A dataset used for market research may tolerate occasional missing values. A dataset that powers an automated pricing engine may require stricter validation, more frequent updates, and faster error alerts.

The pipeline architecture should reflect the business risk.

Build Rules for Data Quality

Collecting data is only the first stage. The pipeline must also determine whether the information is usable.

Common validation rules include:

Confirming required fields are present
Checking whether prices are valid numbers
Standardizing dates and currencies
Removing duplicate records
Verifying URLs
Detecting unexpected page changes
Identifying unusual values
Comparing current data with previous records

Nenodata’s web scraping services can collect structured information from dynamic websites, product pages, directories, marketplaces, and other public online sources.

Custom validation can then be applied before the data reaches the final destination.

For example, a price that suddenly changes from $50 to $5,000 may be technically extracted correctly but still require review. The source page may contain an error, a formatting issue, or a different product variation.

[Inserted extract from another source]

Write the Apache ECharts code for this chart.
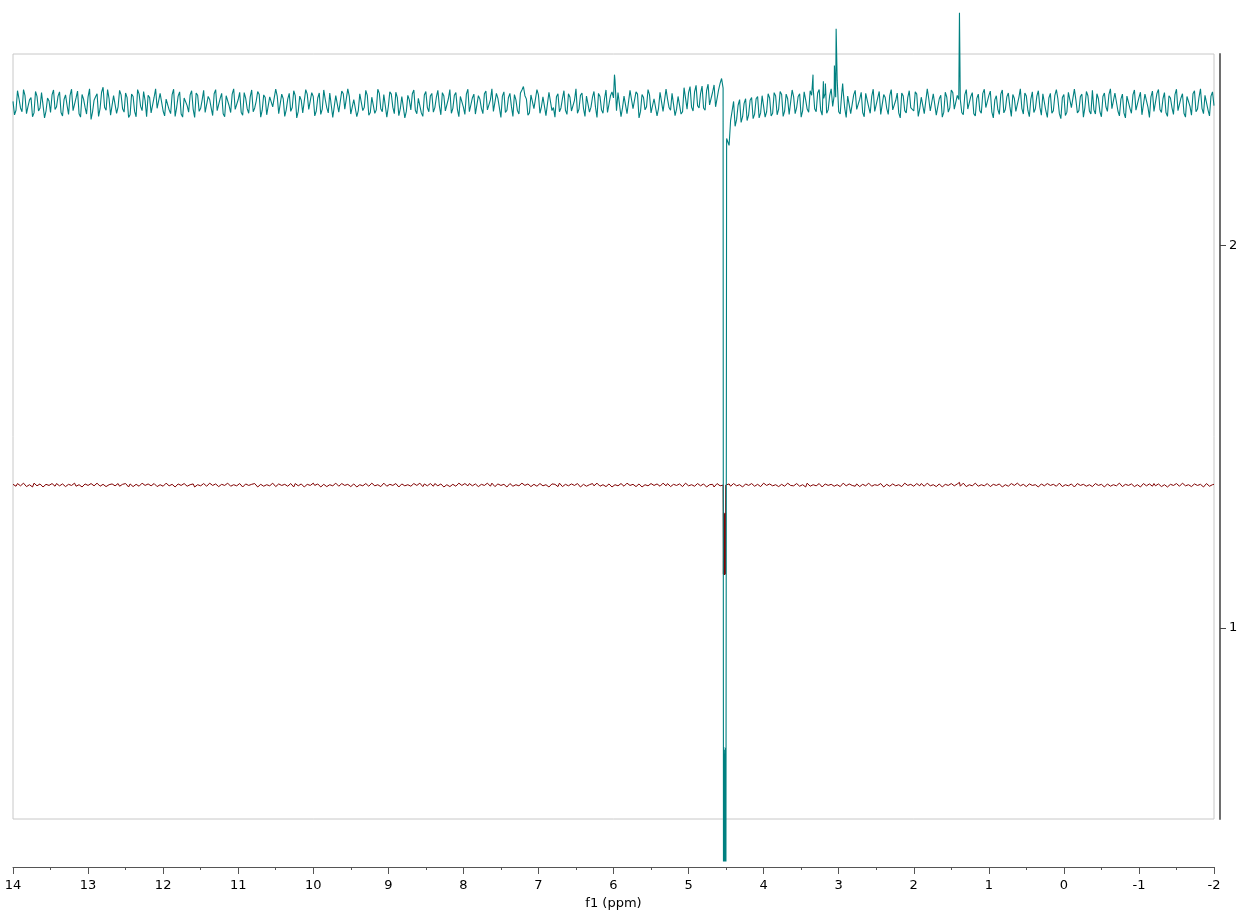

Automated quality rules can flag unusual records before they affect reports or business systems.

Handle Missing and Changing Data

Websites change regularly.

Page layouts are updated, fields are renamed, products disappear, login flows change, and content may move to new sections. A reliable pipeline must expect these changes instead of assuming the source will remain stable.

Custom rules can define what should happen when:

A page no longer exists
A required field is missing
The website returns an error
The page structure changes
A request times out
A record fails validation
The same item appears multiple times

The pipeline may retry the request, use an alternative selector, record the failure, send an alert, or route the item for review.

Good error handling prevents one failed page from stopping an entire workflow.

Transform Data Into the Required Structure

Raw extracted data rarely matches the format a business needs.

A pipeline may need to:

Rename fields
Convert currencies
Normalize units
Standardize addresses
Split combined values
Join records from different sources
Calculate new fields
Match records with an internal catalog
Convert output to CSV, JSON, or database tables

This transformation stage connects external data with internal systems.

For example, a website may use its own product identifier, while the business uses an internal SKU. Custom matching rules can connect the two so that pricing and inventory records are assigned to the correct internal product.

Deliver Data Where Teams Already Work

A useful pipeline should deliver information directly to the systems that need it.

Depending on the project, data may be sent to:

A relational database
A data warehouse
Cloud storage
A spreadsheet
A dashboard
A CRM
An API
A business-intelligence platform

Custom workflow automation can help validate, enrich, deduplicate, route, and distribute the data after extraction.

This reduces manual file transfers and gives teams more consistent access to updated information.

Scheduled Versus Real-Time Delivery

Not every data project needs real-time collection.

A daily schedule may be enough for a market-research report. Hourly updates may be necessary for price monitoring. Real-time or near-real-time delivery may be required for alerts, availability tracking, or operational systems.

The right frequency depends on:

How quickly the source changes
How soon the business needs the information
The cost of outdated data
Source limitations
Data volume
Infrastructure requirements

Collecting data more frequently than necessary can increase complexity without adding meaningful value. A custom pipeline should balance freshness, reliability, and cost.

Final Thoughts

Reliable data pipelines require more than a scraper and an output file.

They need business-specific extraction rules, validation, transformation, error handling, monitoring, and delivery logic. These elements ensure that the collected information is not only accurate but also useful within real operations.

Custom extraction logic allows a pipeline to adapt to different websites, formats, exceptions, and business requirements.

The result is a dependable workflow that moves data from source to destination with less manual effort and greater consistency.